THE history of France in North America abounds in everything appealing to the love of the heroic. Parkman writes in a spirit of frank and contagious admiration. Himself of Puritan blood and appreciative of the best in Puritan character, he makes the pale narratives of the contentious little English republics seem colorless indeed when laid beside his glowing pages. The great warriors, the brave and fanatical priests, the adventurous rangers, and the iron-hearted explorers of New France were born to be wondered at and extolled. Without assuming that these men had a monopoly of virtue, Parkman scatters praise with a free hand.

The germ of this massive and beautiful work is contained in the introductory chapters of Pontiac. Here is outlined the history of French exploration, religious propagandism, and military conquest or defeat up to the fall of Quebec.

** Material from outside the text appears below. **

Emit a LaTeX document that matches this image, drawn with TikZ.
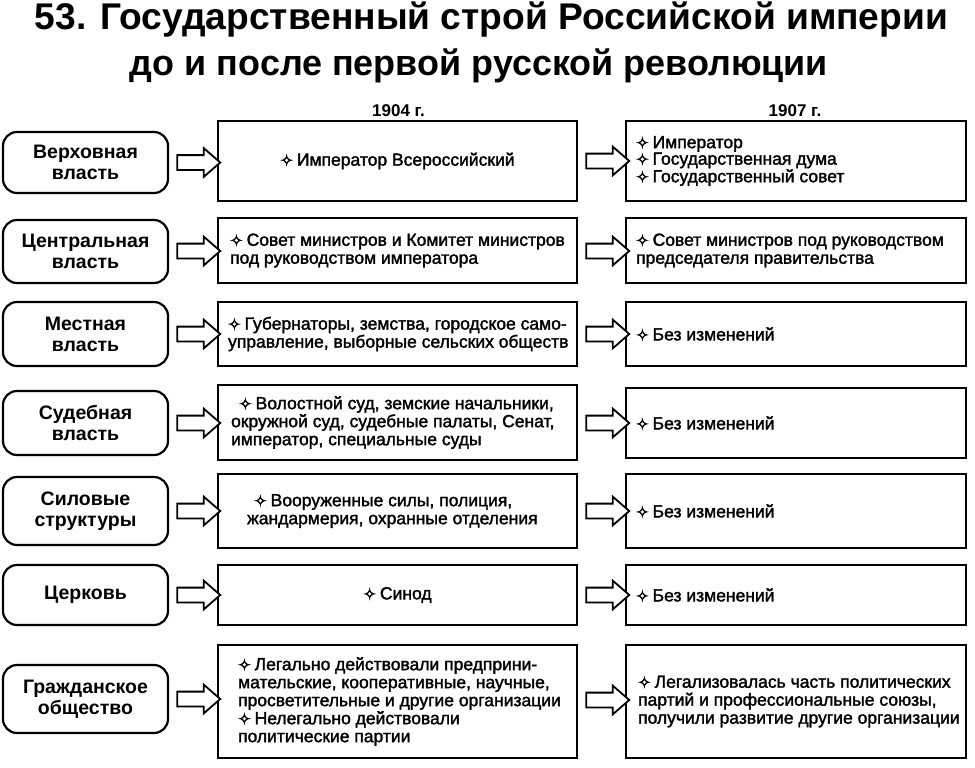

The first three narratives (The Pioneers of France, The Jesuits, and La Salle) cover the period of inception. They abound in illustrations of heroism, self-sacrifice, and missionary fervor. The last three volumes (Count Frontenac, A Half-Century of Conflict, and Montcalm and Wolfe) describe the struggle of rival powers for supremacy. They are characterized mainly by illustrations of commercial greed, ecclesiastical jealousy, personal and political ambition. Midway in the series and related alike to what precedes and what follows is the fascinating volume, The Old Régime in Canada. The title of the initial volume, The Pioneers of France in the New World, exactly describes it. The 'Pioneers' are the Basque, the Norman, and the Breton sailors who, from an almost unrecorded past, crossed the sea yearly to fish on the banks of Newfoundland. They are Jacques Cartier of St. Malo, who first explored the St. Lawrence, Roberval, La Roche, and De Monts. Men of their time, they were both devout and unscrupulous. Among them and their followers were grim humorists. When, after the arrival of De Monts's company in Acadia, a priest and a Huguenot minister died at the same time, the crew buried them

in one grave 'to see if they would lie peaceably ' together.'

Chief among the great names of this period is that of Samuel Champlain, the life' of New France, who united in himself 'the crusader, the 'romance-loving explorer, the curious, knowledgeseeking traveller, the practical navigator.' Such a man has a breadth of vision and strength of purpose in comparison with which the sight of common men is blindness and their strength infirmity.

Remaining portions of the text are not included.